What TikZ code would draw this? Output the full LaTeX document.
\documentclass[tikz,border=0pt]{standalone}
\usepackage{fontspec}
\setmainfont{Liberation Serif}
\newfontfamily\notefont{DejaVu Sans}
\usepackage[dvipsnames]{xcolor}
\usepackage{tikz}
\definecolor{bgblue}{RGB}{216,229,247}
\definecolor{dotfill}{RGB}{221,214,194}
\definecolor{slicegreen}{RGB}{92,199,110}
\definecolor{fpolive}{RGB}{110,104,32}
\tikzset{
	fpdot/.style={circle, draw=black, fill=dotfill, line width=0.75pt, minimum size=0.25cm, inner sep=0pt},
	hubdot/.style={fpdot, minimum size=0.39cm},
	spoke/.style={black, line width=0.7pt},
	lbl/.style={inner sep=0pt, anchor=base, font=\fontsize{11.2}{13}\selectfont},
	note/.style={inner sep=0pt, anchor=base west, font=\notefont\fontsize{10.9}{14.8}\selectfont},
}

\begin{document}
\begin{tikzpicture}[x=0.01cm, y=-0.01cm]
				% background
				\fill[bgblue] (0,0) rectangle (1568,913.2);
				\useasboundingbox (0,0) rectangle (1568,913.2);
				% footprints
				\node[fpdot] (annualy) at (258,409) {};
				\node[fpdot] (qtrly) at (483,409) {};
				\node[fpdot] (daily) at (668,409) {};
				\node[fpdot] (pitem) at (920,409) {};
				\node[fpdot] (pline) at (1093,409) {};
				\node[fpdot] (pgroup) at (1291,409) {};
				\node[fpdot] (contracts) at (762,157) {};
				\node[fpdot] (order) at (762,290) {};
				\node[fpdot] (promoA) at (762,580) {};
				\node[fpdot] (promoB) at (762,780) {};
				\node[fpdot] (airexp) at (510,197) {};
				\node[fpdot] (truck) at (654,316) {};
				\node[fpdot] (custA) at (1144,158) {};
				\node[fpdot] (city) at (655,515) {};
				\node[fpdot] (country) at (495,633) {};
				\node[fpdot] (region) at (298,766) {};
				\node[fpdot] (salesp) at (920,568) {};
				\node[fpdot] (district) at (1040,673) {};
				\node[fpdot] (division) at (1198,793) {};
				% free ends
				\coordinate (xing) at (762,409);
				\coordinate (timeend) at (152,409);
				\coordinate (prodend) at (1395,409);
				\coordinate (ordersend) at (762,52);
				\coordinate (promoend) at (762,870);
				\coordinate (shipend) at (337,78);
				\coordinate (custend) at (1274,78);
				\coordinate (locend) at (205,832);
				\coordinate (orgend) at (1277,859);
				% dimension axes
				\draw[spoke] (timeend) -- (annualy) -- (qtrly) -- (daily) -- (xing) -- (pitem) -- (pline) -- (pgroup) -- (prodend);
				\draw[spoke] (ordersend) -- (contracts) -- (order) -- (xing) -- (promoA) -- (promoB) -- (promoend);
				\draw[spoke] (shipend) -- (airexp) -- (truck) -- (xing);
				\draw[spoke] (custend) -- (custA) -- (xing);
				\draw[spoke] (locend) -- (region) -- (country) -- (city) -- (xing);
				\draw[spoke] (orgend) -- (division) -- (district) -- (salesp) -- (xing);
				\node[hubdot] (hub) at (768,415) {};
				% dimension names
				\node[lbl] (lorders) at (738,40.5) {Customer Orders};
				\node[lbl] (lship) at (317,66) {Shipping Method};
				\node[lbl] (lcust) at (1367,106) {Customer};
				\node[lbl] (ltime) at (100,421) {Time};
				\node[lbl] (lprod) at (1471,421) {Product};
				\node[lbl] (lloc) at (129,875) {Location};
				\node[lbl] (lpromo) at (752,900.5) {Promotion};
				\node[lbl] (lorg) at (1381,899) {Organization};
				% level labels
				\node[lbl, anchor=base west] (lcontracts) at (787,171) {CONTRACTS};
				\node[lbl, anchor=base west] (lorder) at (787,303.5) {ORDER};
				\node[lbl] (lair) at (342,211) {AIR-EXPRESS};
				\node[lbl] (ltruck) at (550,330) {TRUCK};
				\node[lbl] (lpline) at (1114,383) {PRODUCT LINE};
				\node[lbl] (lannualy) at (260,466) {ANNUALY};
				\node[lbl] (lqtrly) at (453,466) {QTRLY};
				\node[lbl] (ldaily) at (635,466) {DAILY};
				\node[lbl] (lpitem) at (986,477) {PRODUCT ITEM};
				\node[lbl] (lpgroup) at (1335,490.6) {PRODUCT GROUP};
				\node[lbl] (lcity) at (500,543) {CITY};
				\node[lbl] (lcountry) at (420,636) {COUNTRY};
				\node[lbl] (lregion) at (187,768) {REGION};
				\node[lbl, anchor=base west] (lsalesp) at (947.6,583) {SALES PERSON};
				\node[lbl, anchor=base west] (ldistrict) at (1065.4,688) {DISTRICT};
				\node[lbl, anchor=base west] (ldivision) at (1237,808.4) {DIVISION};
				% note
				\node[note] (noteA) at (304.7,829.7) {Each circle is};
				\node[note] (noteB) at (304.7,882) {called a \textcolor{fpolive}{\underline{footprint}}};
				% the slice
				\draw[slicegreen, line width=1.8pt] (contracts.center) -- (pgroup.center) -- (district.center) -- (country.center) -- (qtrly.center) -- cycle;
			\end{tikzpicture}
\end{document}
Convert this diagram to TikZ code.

════════

### [Short task]
Gather up every line in the data above that contains the word "this", copying each one.

### [Solved exercise]
What TikZ code would draw this? Output the full LaTeX document.
Convert this diagram to TikZ code.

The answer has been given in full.